I have just expressed the view that, when the painter was disagreeably surprised by the course taken by his illness, he invented an earlier bond (the one in ink) in order to be able to maintain his position with the reverend Fathers at Mariazell. Now I am writing for readers who, although they believe in psycho-analysis, do not believe in the Devil; and they might object that it was absurd for me to bring such an accusation against the poor wretch - hunc miserum, as he is called in the letter of introduction. For, they will say, the bond in blood was just as much a product of his phantasy as the allegedly earlier one in ink. In reality, no Devil appeared to him at all, and the whole business of pacts with the Devil only existed in his imagination. I quite realize this: the poor man cannot be denied the right to supplement his original phantasy with a new one, if altered circumstances seem to require it.

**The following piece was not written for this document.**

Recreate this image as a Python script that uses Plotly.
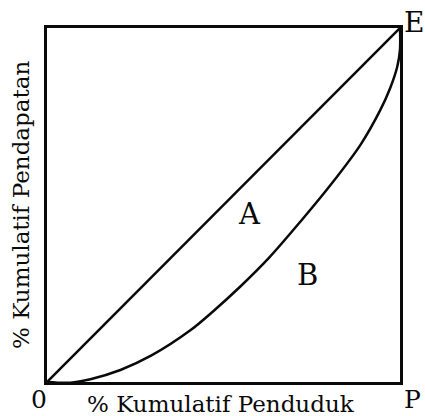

But here, too, the matter goes further. After all, the two bonds were not phantasies like the visions of the Devil. They were documents, preserved, according to the assurances of the copyist and the deposition of the later Abbot Kilian, in the archives of Mariazell, for all to see and touch. We are therefore in a dilemma. Either we must assume that both the papers which were supposed to have been given back to the painter through divine Grace were written by him at the time when he needed them; or else, despite all the solemn assurances, the confirmatory evidence of witnesses, signed and sealed, and so on, we shall be obliged to deny the credibility of the reverend Fathers of Mariazell and St. Lambert. I must admit that I am unwilling to cast doubts on the Fathers. I am inclined to think, it is true, that the compiler, in the interests of consistency, has falsified some things in the deposition made by the first Abbot; but a secondary revision’ such as this does not go much beyond what is carried out even by modern lay historians, and at all events it was done in good faith. In another respect, the reverend Fathers have established a good claim to our confidence. As I have said already there was nothing to prevent them from suppressing the accounts of the incompleteness of the cure and the continuance of the temptations. And even the description of the scene of exorcism in the Chapel, which one might have viewed with some apprehension, is soberly written and inspires belief. So there is nothing for it but to lay the blame on the painter. No doubt he had the red bond with him when he went to penitential prayer in the Chapel, and he produced it afterwards as he came back to his spiritual assistants from his meeting with the Demon. Nor need it have been the same paper which was later preserved in the archives, and, according to our construction, it may have borne the date 1668 (nine years before the exorcism).